Te'o Story Mirrors Fantasy That Drives Sports

Te'o Story Mirrors Fantasy That Drives Sports

For me, the story of Manti Te'o pushed from the surreal to the absurd last Saturday. I was driving my car, listening to a sports radio show, which was my own mistake—I always have such naive hope there will be a meaningful conversation, but after a while, it inevitably begins to sound like a donkey trapped under a gate. The hosts were talking about the strange particulars of Te'o saga—how the Notre Dame linebacker had seemingly been hoaxed into falling in love with a woman he'd corresponded with via phone—and at some point, one of the hosts said, with great assurance, "I could never fall in love with someone I never met."

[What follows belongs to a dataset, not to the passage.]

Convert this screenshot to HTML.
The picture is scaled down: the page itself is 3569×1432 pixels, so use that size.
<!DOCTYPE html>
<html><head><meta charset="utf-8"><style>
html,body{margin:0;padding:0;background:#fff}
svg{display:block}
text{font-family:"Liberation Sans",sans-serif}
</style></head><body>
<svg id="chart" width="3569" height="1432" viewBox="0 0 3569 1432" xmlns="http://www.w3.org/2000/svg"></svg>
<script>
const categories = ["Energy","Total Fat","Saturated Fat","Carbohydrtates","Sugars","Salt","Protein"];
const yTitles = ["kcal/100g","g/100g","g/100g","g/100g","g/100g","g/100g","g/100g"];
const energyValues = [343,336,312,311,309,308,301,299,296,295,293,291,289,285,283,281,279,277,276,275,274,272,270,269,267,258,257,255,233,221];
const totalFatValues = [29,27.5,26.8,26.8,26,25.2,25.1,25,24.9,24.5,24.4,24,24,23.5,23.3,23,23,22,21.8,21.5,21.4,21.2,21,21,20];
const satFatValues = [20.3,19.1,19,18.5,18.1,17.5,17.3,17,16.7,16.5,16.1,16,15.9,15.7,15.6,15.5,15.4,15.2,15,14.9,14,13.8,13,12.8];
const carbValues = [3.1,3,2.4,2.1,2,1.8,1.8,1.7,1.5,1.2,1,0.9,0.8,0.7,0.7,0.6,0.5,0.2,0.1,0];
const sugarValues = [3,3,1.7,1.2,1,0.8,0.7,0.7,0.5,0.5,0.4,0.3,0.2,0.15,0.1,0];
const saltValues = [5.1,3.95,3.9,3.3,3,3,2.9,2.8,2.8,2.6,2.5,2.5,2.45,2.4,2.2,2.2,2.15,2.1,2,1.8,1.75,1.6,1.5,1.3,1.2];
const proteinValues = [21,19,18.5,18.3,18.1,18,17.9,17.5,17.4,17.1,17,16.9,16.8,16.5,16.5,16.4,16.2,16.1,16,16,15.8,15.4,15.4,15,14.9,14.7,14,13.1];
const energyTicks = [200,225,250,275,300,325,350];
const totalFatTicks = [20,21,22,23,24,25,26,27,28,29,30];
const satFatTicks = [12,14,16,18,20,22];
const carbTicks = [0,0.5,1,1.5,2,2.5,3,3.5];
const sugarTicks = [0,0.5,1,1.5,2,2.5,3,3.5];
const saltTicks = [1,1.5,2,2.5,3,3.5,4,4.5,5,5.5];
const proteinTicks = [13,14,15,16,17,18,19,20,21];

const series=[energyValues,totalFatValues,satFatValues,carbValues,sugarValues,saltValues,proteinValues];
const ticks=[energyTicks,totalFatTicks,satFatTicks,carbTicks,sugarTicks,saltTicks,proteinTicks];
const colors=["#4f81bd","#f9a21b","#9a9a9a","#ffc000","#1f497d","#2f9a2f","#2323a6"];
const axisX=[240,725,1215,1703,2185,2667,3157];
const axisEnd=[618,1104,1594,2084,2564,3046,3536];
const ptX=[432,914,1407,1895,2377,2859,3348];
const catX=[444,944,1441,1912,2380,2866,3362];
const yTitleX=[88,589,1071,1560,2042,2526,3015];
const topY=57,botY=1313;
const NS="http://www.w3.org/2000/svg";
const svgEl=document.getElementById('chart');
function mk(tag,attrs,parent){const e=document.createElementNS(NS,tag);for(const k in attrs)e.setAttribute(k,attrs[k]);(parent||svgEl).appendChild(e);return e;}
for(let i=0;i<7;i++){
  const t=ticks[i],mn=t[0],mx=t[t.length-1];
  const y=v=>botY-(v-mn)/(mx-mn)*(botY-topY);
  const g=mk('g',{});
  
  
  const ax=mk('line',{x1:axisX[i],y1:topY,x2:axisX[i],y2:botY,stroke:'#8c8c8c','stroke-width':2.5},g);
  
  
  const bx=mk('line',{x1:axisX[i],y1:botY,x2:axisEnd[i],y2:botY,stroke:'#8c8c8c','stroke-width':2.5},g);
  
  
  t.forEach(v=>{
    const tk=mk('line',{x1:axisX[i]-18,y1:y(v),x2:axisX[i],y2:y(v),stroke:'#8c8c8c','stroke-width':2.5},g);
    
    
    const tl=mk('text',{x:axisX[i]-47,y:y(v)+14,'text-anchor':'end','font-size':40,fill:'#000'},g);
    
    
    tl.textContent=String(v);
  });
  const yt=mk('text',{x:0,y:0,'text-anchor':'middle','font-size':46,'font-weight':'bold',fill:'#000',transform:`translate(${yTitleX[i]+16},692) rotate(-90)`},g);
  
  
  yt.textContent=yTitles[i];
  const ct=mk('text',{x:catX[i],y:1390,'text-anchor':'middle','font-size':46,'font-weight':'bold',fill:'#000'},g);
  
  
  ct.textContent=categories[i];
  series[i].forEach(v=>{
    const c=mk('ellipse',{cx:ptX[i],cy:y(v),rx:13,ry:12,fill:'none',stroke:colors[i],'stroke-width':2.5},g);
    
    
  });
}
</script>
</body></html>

I nearly swerved the car into a hydrant. Because of all the truths and semi-truths exposed in this bizarre public unraveling, what the story of Manti Te'o seemed to prove the most was that people are inclined to love what they don't truly know. Never fall for someone you've never met? You have got to be kidding me. That leap is the essence of big-time sports fandom—emotional attachment to strangers wearing familiar uniforms. Sports fans fall in love with people and narratives they don't truly know, understand, or investigate, all the time, to the point that the undressing of sports fables has become a national pastime. Just last week, Oprah Winfrey had confirmed the epic lies of Lance Armstrong on national TV.

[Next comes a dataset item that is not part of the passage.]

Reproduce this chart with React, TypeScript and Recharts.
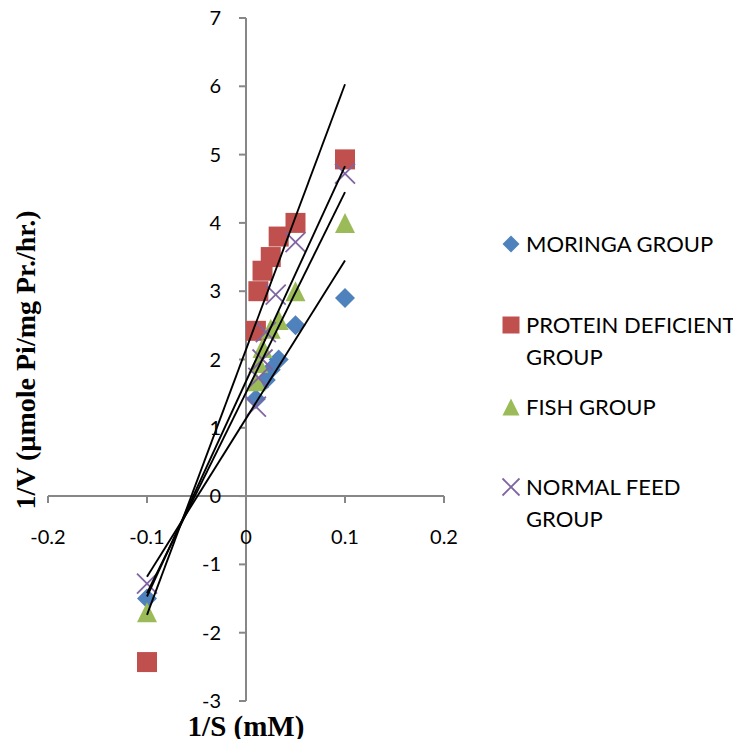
import { ScatterChart, XAxis, YAxis, Scatter, ReferenceLine, ReferenceDot } from 'recharts';

const xTicks = [-0.2, -0.1, 0, 0.1, 0.2];
const xTickLabels = ['-0.2', '-0.1', '0', '0.1', '0.2'];
const yTicks = [-3, -2, -1, 0, 1, 2, 3, 4, 5, 6, 7];

const moringaX = [-0.1, 0.01, 0.02, 0.025, 0.033, 0.05, 0.1];
const moringaY = [-1.5, 1.42, 1.7, 1.85, 2.0, 2.5, 2.9];

const proteinX = [-0.1, 0.01, 0.0125, 0.0167, 0.025, 0.033, 0.05, 0.1];
const proteinY = [-2.43, 2.42, 3.0, 3.3, 3.5, 3.8, 4.0, 4.93];

const fishX = [-0.1, 0.01, 0.0125, 0.0167, 0.025, 0.033, 0.05, 0.1];
const fishY = [-1.7, 1.68, 1.95, 2.17, 2.45, 2.58, 3.0, 4.0];

const normalX = [-0.1, 0.01, 0.0125, 0.0167, 0.02, 0.03, 0.05, 0.1];
const normalY = [-1.28, 1.31, 1.73, 2.0, 2.4, 2.95, 3.72, 4.72];

// trend line ends, read at x = -0.1 and x = 0.1
const trendX = [-0.1, 0.1];
const moringaTrend = [-1.18, 3.45];
const proteinTrend = [-1.74, 6.03];
const fishTrend = [-1.42, 4.45];
const normalTrend = [-1.47, 4.83];

const toPoints = (xs: number[], ys: number[]) => xs.map((x, i) => ({ x, y: ys[i] }));

const BLUE = '#4f81bd';
const RED = '#c0504d';
const GREEN = '#9bbb59';
const PURPLE = '#8064a2';
const AXIS = '#878787';
const TICK_FONT = 'Lato, "Open Sans", sans-serif';
const TITLE_FONT = '"Liberation Serif", "Times New Roman", serif';

const Diamond = ({ cx, cy, s = 10 }: any) => (
  <polygon points={`${cx},${cy - s} ${cx + s},${cy} ${cx},${cy + s} ${cx - s},${cy}`} fill={BLUE} />
);
const Square = ({ cx, cy, s = 10 }: any) => (
  <rect x={cx - s} y={cy - s} width={s * 2} height={s * 2} fill={RED} />
);
const Triangle = ({ cx, cy, s = 10 }: any) => (
  <polygon points={`${cx},${cy - s} ${cx + s},${cy + s} ${cx - s},${cy + s}`} fill={GREEN} />
);
const Cross = ({ cx, cy, s = 10 }: any) => (
  <g stroke={PURPLE} strokeWidth={1.8}>
    <line x1={cx - s} y1={cy - s} x2={cx + s} y2={cy + s} />
    <line x1={cx - s} y1={cy + s} x2={cx + s} y2={cy - s} />
  </g>
);

const XTick = ({ cx, cy, label }: any) => (
  <g>
    <line x1={cx} y1={cy} x2={cx} y2={cy + 7} stroke={AXIS} strokeWidth={2} />
    <text x={cx} y={cy + 43} textAnchor="middle" dominantBaseline="middle" fontFamily={TICK_FONT} fontSize={20} fill="#000">
      {label}
    </text>
  </g>
);

const YTick = ({ cx, cy, label }: any) => (
  <g>
    <line x1={cx - 7} y1={cy} x2={cx} y2={cy} stroke={AXIS} strokeWidth={2} />
    <text x={cx - 25} y={cy + 2} textAnchor="end" dominantBaseline="middle" fontFamily={TICK_FONT} fontSize={20} fill="#000">
      {label}
    </text>
  </g>
);

const legendItems = [
  { lines: ['MORINGA GROUP'], top: 236, Marker: Diamond },
  { lines: ['PROTEIN DEFICIENT', 'GROUP'], top: 317, Marker: Square },
  { lines: ['FISH GROUP'], top: 399, Marker: Triangle },
  { lines: ['NORMAL FEED', 'GROUP'], top: 479, Marker: Cross },
];

const Legend = () => (
  <>
    {legendItems.map(({ lines, top, Marker }) => (
      <div key={lines[0]}>
        <svg width={20} height={20} style={{ position: 'absolute', left: 493, top: top - 10 }}>
          <Marker cx={10} cy={10} s={8.5} />
        </svg>
        {lines.map((line, i) => (
          <div
            key={line}
            style={{
              position: 'absolute',
              left: 518,
              top: top + i * 32 - 16,
              height: 32,
              lineHeight: '32px',
              fontFamily: TICK_FONT,
              fontSize: 22,
              color: '#000',
              whiteSpace: 'nowrap',
            }}
          >
            {line}
          </div>
        ))}
      </div>
    ))}
  </>
);

export default function App() {
  return (
    <div style={{ position: 'relative', width: 725, height: 731 }}>
      <ScatterChart
        width={725}
        height={731}
        margin={{ top: 10, right: 289, bottom: 38, left: 40 }}
        style={{ overflow: 'visible' }}
      >
        <XAxis type="number" dataKey="x" domain={[-0.2, 0.2]} ticks={xTicks} hide />
        <YAxis type="number" dataKey="y" domain={[-3, 7]} ticks={yTicks} hide />
        <ReferenceLine x={0} stroke={AXIS} strokeWidth={2} />
        <ReferenceLine y={0} stroke={AXIS} strokeWidth={2} />
        {xTicks.map((t, i) => (
          <ReferenceDot
            key={`x${t}`}
            x={t}
            y={0}
            ifOverflow="visible"
            shape={(p: any) => <XTick {...p} label={xTickLabels[i]} />}
          />
        ))}
        {yTicks.map((t) => (
          <ReferenceDot
            key={`y${t}`}
            x={0}
            y={t}
            ifOverflow="visible"
            shape={(p: any) => <YTick {...p} label={String(t)} />}
          />
        ))}
        <Scatter name="MORINGA GROUP" data={toPoints(moringaX, moringaY)} shape={(p: any) => <Diamond {...p} />} isAnimationActive={false} />
        <Scatter name="PROTEIN DEFICIENT GROUP" data={toPoints(proteinX, proteinY)} shape={(p: any) => <Square {...p} />} isAnimationActive={false} />
        <Scatter name="FISH GROUP" data={toPoints(fishX, fishY)} shape={(p: any) => <Triangle {...p} />} isAnimationActive={false} />
        <Scatter name="NORMAL FEED GROUP" data={toPoints(normalX, normalY)} shape={(p: any) => <Cross {...p} />} isAnimationActive={false} />
        {[moringaTrend, proteinTrend, fishTrend, normalTrend].map((ys, i) => (
          <Scatter
            key={`trend${i}`}
            data={toPoints(trendX, ys)}
            line={{ stroke: '#000', strokeWidth: 1.9 }}
            shape={() => <g />}
            isAnimationActive={false}
          />
        ))}
      </ScatterChart>
      <Legend />
      <div
        style={{
          position: 'absolute',
          left: 18,
          top: 352,
          transform: 'translate(-50%, -50%) rotate(-90deg)',
          fontFamily: TITLE_FONT,
          fontWeight: 'bold',
          fontSize: 28,
          whiteSpace: 'nowrap',
          color: '#000',
        }}
      >
        1/V (µmole Pi/mg Pr./hr.)
      </div>
      <div
        style={{
          position: 'absolute',
          left: 238,
          top: 718,
          transform: 'translate(-50%, -50%)',
          fontFamily: TITLE_FONT,
          fontWeight: 'bold',
          fontSize: 29,
          lineHeight: 1,
          whiteSpace: 'nowrap',
          color: '#000',
        }}
      >
        1/S (mM)
      </div>
    </div>
  );
}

This human tendency toward believing is what allows not-so-true tales like Armstrong's and Te'o's to flourish. The basics of Teo's story now seem so overreaching in retrospect—an elite college football player, inspired by a girlfriend rendered comatose by a car accident, only to awaken later and perish from leukemia—it sounds cooked up after 20 Red Bulls in the writers room of General Hospital. But the narrative went down easy. We're conditioned to accept the unbelievable, especially when that unbelievable is presented as a warm back story to a verifiable truth, like Teo's performance on the field, which was extraordinary and real.